DATA SHOWN
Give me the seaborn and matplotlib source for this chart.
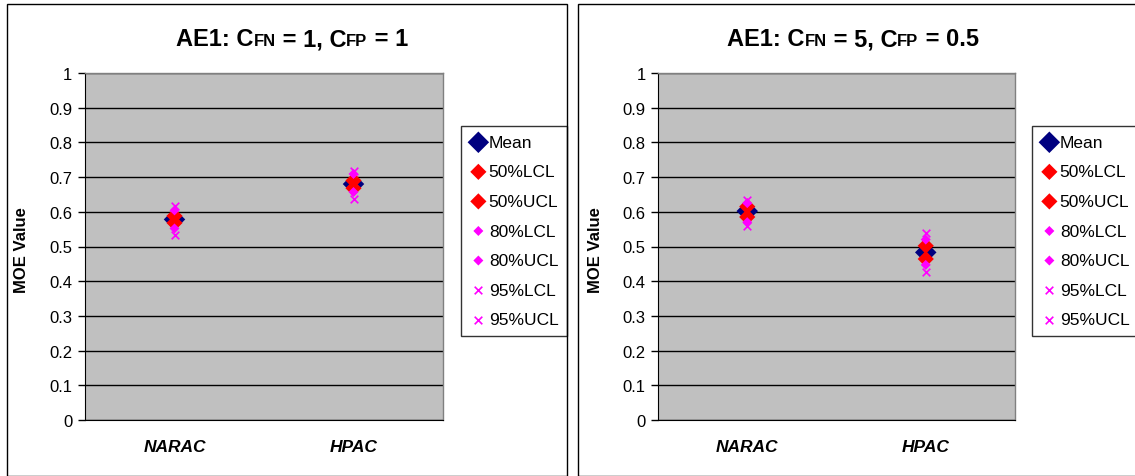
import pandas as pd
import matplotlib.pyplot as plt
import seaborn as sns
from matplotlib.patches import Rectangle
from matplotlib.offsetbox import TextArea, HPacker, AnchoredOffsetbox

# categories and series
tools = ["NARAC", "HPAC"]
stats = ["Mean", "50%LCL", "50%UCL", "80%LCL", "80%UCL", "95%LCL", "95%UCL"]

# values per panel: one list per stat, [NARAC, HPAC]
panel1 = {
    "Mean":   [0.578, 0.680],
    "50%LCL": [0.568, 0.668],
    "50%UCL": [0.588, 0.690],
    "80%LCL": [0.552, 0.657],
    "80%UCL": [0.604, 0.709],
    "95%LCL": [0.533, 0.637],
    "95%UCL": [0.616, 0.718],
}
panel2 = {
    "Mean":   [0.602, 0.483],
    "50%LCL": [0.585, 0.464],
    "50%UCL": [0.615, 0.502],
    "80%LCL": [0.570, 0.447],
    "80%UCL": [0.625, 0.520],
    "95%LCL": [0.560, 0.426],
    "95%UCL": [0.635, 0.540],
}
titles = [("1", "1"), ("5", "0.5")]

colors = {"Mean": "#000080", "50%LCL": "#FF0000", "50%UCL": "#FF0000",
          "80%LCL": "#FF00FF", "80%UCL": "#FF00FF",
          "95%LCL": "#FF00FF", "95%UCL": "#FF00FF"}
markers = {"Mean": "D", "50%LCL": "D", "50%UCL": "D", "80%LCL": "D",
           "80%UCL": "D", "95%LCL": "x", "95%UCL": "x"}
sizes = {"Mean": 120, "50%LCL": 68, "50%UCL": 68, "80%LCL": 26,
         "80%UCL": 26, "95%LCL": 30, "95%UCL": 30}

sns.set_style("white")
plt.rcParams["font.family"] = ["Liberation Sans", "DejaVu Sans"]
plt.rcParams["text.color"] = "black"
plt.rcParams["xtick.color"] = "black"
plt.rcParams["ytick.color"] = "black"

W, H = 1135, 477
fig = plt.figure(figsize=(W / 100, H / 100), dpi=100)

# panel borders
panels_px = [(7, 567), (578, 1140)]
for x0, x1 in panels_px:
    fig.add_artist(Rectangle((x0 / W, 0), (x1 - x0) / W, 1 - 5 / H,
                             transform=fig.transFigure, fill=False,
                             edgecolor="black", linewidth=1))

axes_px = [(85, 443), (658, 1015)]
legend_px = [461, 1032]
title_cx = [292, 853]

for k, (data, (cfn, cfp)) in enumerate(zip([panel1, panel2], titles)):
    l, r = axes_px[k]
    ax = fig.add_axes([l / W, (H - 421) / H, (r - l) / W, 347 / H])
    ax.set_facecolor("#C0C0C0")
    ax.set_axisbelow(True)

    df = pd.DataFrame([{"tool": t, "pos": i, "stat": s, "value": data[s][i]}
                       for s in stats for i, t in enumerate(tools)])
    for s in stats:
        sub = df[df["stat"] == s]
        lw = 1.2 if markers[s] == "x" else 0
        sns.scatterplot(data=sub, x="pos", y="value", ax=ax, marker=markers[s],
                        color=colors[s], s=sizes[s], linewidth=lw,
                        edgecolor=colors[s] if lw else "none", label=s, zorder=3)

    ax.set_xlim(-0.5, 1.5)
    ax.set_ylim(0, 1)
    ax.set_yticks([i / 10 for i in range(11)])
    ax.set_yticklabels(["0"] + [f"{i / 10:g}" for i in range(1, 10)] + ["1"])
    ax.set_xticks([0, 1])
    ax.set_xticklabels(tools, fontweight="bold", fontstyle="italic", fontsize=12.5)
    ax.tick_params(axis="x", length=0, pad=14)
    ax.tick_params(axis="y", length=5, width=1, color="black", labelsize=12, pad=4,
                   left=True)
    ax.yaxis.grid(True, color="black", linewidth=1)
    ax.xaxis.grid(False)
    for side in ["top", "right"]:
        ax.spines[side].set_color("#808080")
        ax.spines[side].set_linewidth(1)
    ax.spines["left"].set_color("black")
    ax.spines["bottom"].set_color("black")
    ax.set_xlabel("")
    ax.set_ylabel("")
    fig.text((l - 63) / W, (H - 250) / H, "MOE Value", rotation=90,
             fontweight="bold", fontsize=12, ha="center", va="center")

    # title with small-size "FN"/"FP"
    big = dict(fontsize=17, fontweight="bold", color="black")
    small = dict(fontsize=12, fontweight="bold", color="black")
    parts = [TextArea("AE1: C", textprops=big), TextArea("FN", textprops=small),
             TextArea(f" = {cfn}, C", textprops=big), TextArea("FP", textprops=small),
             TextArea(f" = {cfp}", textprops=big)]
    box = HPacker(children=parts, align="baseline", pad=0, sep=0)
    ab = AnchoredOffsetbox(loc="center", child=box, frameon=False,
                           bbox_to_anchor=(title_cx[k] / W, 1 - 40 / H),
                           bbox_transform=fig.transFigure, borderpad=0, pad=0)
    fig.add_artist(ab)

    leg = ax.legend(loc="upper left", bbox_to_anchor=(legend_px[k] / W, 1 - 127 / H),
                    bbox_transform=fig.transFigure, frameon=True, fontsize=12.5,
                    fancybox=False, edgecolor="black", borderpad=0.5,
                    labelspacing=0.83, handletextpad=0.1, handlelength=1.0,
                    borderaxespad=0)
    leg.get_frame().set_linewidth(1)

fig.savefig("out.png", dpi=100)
==
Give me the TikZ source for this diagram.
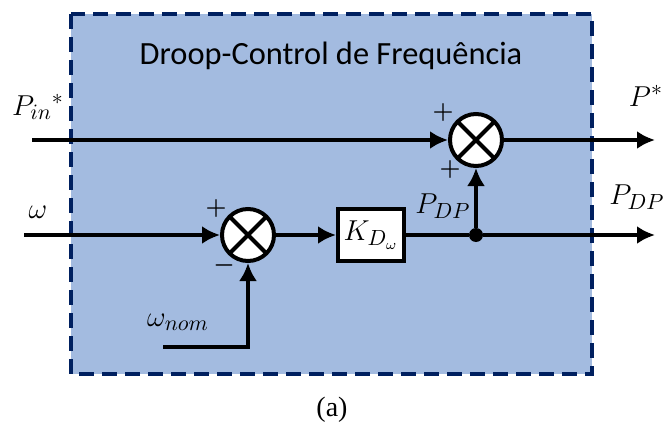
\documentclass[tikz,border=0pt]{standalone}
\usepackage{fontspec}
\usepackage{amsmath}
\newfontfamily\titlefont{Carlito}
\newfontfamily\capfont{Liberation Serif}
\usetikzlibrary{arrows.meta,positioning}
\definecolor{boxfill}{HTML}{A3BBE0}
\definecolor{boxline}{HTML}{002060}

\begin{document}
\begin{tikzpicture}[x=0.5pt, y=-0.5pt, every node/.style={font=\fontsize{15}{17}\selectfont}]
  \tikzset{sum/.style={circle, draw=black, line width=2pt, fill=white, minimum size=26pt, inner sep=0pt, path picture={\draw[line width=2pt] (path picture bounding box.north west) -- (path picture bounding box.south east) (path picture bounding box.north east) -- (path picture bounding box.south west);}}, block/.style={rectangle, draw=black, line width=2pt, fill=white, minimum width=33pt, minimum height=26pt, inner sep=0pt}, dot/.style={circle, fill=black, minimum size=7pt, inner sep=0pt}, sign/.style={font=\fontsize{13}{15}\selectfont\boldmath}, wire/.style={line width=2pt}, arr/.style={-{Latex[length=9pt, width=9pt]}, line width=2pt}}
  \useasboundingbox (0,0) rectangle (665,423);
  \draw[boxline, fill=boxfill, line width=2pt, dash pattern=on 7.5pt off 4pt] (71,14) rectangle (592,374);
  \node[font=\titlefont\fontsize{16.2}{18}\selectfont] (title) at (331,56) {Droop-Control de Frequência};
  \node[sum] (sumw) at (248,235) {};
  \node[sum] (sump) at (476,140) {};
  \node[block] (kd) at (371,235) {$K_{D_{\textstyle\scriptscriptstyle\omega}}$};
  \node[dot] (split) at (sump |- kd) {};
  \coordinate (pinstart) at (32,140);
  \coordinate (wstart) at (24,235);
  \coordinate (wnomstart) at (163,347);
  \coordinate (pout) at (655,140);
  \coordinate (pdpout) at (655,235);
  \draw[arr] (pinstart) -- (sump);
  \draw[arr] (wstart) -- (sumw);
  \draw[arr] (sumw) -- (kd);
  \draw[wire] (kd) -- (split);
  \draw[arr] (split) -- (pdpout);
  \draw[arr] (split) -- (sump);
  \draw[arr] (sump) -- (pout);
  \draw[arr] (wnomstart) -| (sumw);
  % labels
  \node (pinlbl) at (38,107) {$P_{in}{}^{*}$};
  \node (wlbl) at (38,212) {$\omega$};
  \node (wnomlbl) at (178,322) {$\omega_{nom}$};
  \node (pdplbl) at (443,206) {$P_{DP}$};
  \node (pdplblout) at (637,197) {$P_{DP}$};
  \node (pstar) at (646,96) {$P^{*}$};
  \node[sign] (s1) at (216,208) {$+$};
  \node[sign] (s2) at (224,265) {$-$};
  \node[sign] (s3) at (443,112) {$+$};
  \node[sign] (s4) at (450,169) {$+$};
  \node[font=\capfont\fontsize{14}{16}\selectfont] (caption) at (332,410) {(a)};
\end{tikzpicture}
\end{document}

GOAL OF THE EXERCISE
Pictures are not part of the copy. Reproduce the lines from the one containing "Give me the seaborn" through the one containing "from matplotlib.offsetbox import", exactly and nothing more.

OUTPUT OF THE EXERCISE
Give me the seaborn and matplotlib source for this chart.
import pandas as pd
import matplotlib.pyplot as plt
import seaborn as sns
from matplotlib.patches import Rectangle
from matplotlib.offsetbox import TextArea, HPacker, AnchoredOffsetbox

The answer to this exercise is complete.